### Work instructions
Begin with the first line of the material and copy each line word for word through the line that contains "7.45, 7.54, 7.70, 7.85, 8.08]"; the pictures are left out.

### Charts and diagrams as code
════════════════

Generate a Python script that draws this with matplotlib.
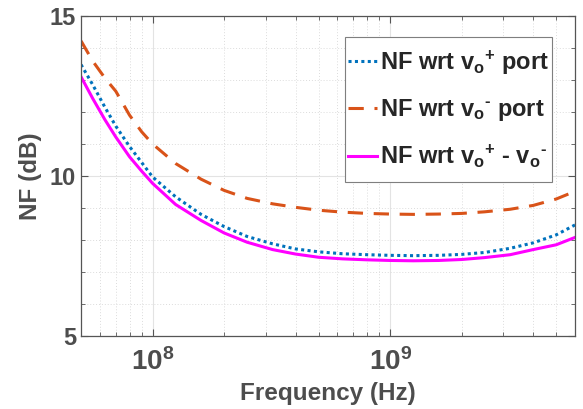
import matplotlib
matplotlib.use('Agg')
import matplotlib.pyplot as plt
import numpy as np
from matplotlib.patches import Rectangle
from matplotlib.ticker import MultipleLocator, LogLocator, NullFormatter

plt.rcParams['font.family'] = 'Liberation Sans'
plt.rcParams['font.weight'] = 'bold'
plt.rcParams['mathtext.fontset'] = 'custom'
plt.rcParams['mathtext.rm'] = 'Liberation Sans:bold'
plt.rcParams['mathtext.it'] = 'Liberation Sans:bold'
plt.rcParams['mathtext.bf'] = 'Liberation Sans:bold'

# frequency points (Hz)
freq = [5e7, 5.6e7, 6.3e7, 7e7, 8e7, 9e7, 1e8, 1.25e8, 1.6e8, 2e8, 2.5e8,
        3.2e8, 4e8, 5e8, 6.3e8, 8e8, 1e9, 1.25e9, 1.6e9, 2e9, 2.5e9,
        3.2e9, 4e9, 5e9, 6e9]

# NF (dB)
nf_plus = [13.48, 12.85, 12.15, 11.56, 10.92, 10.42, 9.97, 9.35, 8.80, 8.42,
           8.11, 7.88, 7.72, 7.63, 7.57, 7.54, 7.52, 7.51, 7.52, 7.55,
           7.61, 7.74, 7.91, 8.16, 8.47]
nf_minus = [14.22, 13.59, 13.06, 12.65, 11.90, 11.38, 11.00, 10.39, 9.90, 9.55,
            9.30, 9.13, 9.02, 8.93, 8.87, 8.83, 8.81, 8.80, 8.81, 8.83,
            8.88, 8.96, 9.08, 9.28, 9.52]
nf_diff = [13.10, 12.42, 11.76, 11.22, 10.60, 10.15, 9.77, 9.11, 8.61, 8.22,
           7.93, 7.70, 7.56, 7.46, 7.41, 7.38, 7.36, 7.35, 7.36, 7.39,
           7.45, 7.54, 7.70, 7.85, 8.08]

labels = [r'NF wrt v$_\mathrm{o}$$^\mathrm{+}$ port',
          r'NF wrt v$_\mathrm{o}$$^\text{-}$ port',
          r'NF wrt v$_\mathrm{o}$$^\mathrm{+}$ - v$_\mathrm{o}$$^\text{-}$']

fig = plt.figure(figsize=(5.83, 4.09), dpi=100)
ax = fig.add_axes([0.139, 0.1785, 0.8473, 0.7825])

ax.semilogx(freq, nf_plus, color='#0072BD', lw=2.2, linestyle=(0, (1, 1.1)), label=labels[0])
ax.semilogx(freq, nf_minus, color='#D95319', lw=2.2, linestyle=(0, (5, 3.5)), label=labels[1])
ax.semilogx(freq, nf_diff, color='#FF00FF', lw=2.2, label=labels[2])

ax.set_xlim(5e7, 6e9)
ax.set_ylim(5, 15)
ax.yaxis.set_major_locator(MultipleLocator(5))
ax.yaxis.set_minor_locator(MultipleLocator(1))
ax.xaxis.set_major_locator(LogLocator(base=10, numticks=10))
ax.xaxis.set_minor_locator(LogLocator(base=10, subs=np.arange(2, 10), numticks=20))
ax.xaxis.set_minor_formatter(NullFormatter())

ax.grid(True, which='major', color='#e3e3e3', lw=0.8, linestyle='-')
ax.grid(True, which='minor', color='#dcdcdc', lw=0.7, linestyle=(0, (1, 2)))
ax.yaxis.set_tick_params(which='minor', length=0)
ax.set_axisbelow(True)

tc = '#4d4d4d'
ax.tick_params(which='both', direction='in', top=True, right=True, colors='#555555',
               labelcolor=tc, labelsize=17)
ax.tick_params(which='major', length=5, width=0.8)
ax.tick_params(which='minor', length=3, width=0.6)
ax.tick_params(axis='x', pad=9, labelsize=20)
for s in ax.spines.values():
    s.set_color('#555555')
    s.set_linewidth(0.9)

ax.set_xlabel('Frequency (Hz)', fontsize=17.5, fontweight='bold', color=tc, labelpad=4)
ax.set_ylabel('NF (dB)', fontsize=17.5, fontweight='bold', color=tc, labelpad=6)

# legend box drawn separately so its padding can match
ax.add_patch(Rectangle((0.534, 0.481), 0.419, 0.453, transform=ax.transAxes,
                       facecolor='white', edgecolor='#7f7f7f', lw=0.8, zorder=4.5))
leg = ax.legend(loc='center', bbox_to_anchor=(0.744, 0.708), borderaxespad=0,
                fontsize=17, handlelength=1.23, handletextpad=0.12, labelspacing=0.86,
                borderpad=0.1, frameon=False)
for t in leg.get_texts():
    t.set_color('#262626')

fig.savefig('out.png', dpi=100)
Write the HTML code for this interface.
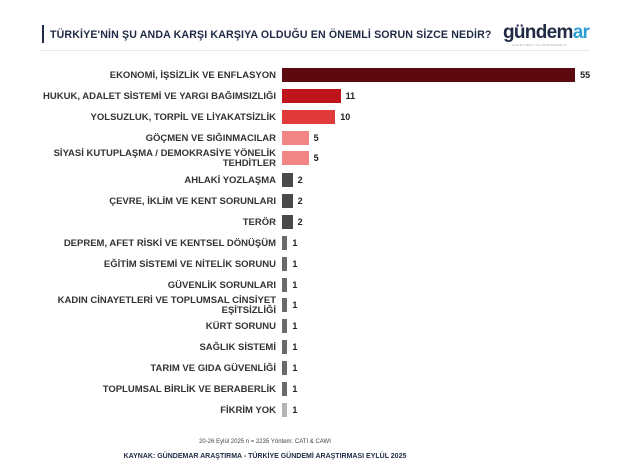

════════════════

### Right answer
Generate a Python script that draws this with matplotlib.
import matplotlib
matplotlib.use('Agg')
import matplotlib.pyplot as plt
import numpy as np
from matplotlib.patches import Rectangle
from matplotlib.ticker import MultipleLocator, LogLocator, NullFormatter

plt.rcParams['font.family'] = 'Liberation Sans'
plt.rcParams['font.weight'] = 'bold'
plt.rcParams['mathtext.fontset'] = 'custom'
plt.rcParams['mathtext.rm'] = 'Liberation Sans:bold'
plt.rcParams['mathtext.it'] = 'Liberation Sans:bold'
plt.rcParams['mathtext.bf'] = 'Liberation Sans:bold'

# frequency points (Hz)
freq = [5e7, 5.6e7, 6.3e7, 7e7, 8e7, 9e7, 1e8, 1.25e8, 1.6e8, 2e8, 2.5e8,
        3.2e8, 4e8, 5e8, 6.3e8, 8e8, 1e9, 1.25e9, 1.6e9, 2e9, 2.5e9,
        3.2e9, 4e9, 5e9, 6e9]

# NF (dB)
nf_plus = [13.48, 12.85, 12.15, 11.56, 10.92, 10.42, 9.97, 9.35, 8.80, 8.42,
           8.11, 7.88, 7.72, 7.63, 7.57, 7.54, 7.52, 7.51, 7.52, 7.55,
           7.61, 7.74, 7.91, 8.16, 8.47]
nf_minus = [14.22, 13.59, 13.06, 12.65, 11.90, 11.38, 11.00, 10.39, 9.90, 9.55,
            9.30, 9.13, 9.02, 8.93, 8.87, 8.83, 8.81, 8.80, 8.81, 8.83,
            8.88, 8.96, 9.08, 9.28, 9.52]
nf_diff = [13.10, 12.42, 11.76, 11.22, 10.60, 10.15, 9.77, 9.11, 8.61, 8.22,
           7.93, 7.70, 7.56, 7.46, 7.41, 7.38, 7.36, 7.35, 7.36, 7.39,
           7.45, 7.54, 7.70, 7.85, 8.08]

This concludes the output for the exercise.